Here's a more detailed breakdown of the components involved:

  • Total Number of Orders: This is the numerator. It represents the gross count of all completed transactions within your chosen timeframe (e.g., last 30 days, the previous quarter, all of 2023). I always pull this figure directly from our sales database, filtering out any cancelled or fraudulent orders to keep the data clean.

  • Number of Unique Customers: This is your denominator. It’s the distinct count of individual customers who placed those orders. The key is unique. You must deduplicate your customer list so that a person who ordered five times is only counted once in this part of the equation. We typically use a unique customer ID or email for this.

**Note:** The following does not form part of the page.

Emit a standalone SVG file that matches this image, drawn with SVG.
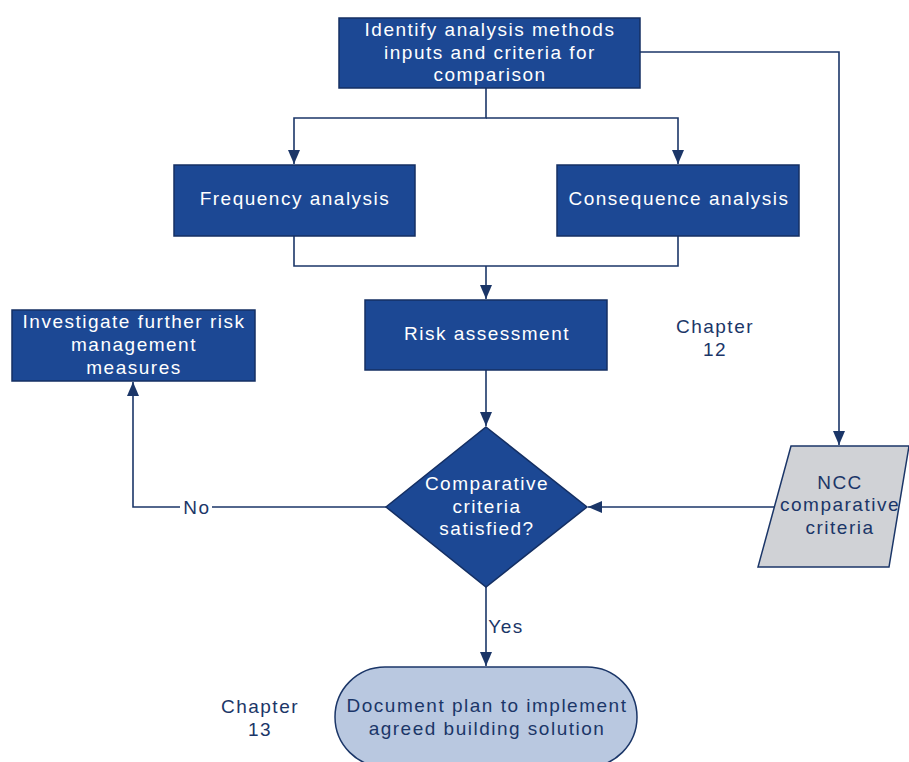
<svg xmlns="http://www.w3.org/2000/svg" width="909" height="762" viewBox="0 0 909 762">
<style>
.box{fill:#1c4894;stroke:#142f63;stroke-width:1.5}
.wt{fill:#ffffff;font-family:"Liberation Sans",Arial,sans-serif;font-size:19px;letter-spacing:1.5px;text-anchor:middle}
.dt{fill:#1b3668;font-family:"Liberation Sans",Arial,sans-serif;font-size:19px;letter-spacing:1.5px;text-anchor:middle}
.ln{fill:none;stroke:#1b3668;stroke-width:1.6}
</style>
<defs>
<marker id="ah" viewBox="0 0 14 12" refX="14" refY="6" markerWidth="14" markerHeight="12" markerUnits="userSpaceOnUse" orient="auto">
<path d="M0,0 L14,6 L0,12 z" fill="#1b3668"/>
</marker>
</defs>
<rect width="909" height="762" fill="#ffffff"/>
<g id="connectors">
<path class="ln" d="M486,88 V118 H294 V164" marker-end="url(#ah)"/>
<path class="ln" d="M486,118 H678 V164" marker-end="url(#ah)"/>
<path class="ln" d="M640,52 H839 V445" marker-end="url(#ah)"/>
<path class="ln" d="M294,236 V266 H678 V236"/>
<path class="ln" d="M486,266 V299" marker-end="url(#ah)"/>
<path class="ln" d="M486,370 V426" marker-end="url(#ah)"/>
<path class="ln" d="M775,507 H588" marker-end="url(#ah)"/>
<path class="ln" d="M386,507 H133 V382" marker-end="url(#ah)"/>
<path class="ln" d="M486,587 V666" marker-end="url(#ah)"/>
<rect x="180" y="497" width="32" height="20" fill="#ffffff"/>
<text class="dt" x="197" y="514">No</text>
<text class="dt" x="506" y="633">Yes</text>
</g>
<g id="identify">
<rect class="box" x="339" y="18" width="301" height="70"/>
<text class="wt" x="490" y="36">Identify analysis methods</text>
<text class="wt" x="490" y="59">inputs and criteria for</text>
<text class="wt" x="490" y="81">comparison</text>
</g>
<g id="frequency">
<rect class="box" x="174" y="165" width="241" height="71"/>
<text class="wt" x="295" y="205">Frequency analysis</text>
</g>
<g id="consequence">
<rect class="box" x="557" y="165" width="242" height="71"/>
<text class="wt" x="679" y="205">Consequence analysis</text>
</g>
<g id="risk">
<rect class="box" x="365" y="300" width="242" height="70"/>
<text class="wt" x="487" y="340">Risk assessment</text>
</g>
<g id="investigate">
<rect class="box" x="12" y="310" width="243" height="71"/>
<text class="wt" x="134" y="328">Investigate further risk</text>
<text class="wt" x="134" y="351">management</text>
<text class="wt" x="134" y="374">measures</text>
</g>
<g id="decision">
<polygon class="box" points="486,427 587,507 486,587 386,507"/>
<text class="wt" x="487" y="490">Comparative</text>
<text class="wt" x="487" y="513">criteria</text>
<text class="wt" x="487" y="535">satisfied?</text>
</g>
<g id="ncc">
<polygon points="791,446 909,446 889,567 758,567" fill="#d0d2d6" stroke="#1b3668" stroke-width="1.5"/>
<text class="dt" x="840" y="489">NCC</text>
<text class="dt" x="840" y="511">comparative</text>
<text class="dt" x="840" y="534">criteria</text>
</g>
<g id="chapter12">
<text class="dt" x="715" y="333">Chapter</text>
<text class="dt" x="715" y="356">12</text>
</g>
<g id="chapter13">
<text class="dt" x="260" y="713">Chapter</text>
<text class="dt" x="260" y="736">13</text>
</g>
<g id="document">
<rect x="335" y="667" width="302" height="100" rx="50" ry="50" fill="#b9c8e0" stroke="#1b3668" stroke-width="1.5"/>
<text class="dt" x="487" y="712">Document plan to implement</text>
<text class="dt" x="487" y="735">agreed building solution</text>
</g>
</svg>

  • Defined Time Period: This is the container for your entire calculation. A purchase frequency of 3 is incredible over a single month, but it tells a very different story if it’s over three years. You must set this boundary first. For my e-commerce clients, we almost always track this on a rolling 90-day basis.

Let's use a practical example. Say a subscription box service had 1,200 total orders in the last quarter from 400 unique customers.

The calculation would be: 1,200 orders ÷ 400 customers = 3.

This means that, on average, each customer made 3 purchases during that quarter. This figure is your baseline. The real work begins in trying to influence that number upward, even slightly.

The ideal frequency is entirely dependent on the industry. A brand selling coffee beans should aim for a high monthly frequency, while a company selling mattresses might only expect a frequency of 1 over a decade. Its a common trap to compare these figures across different business models. The metric is a mirror for your own business, not a window into someone else's.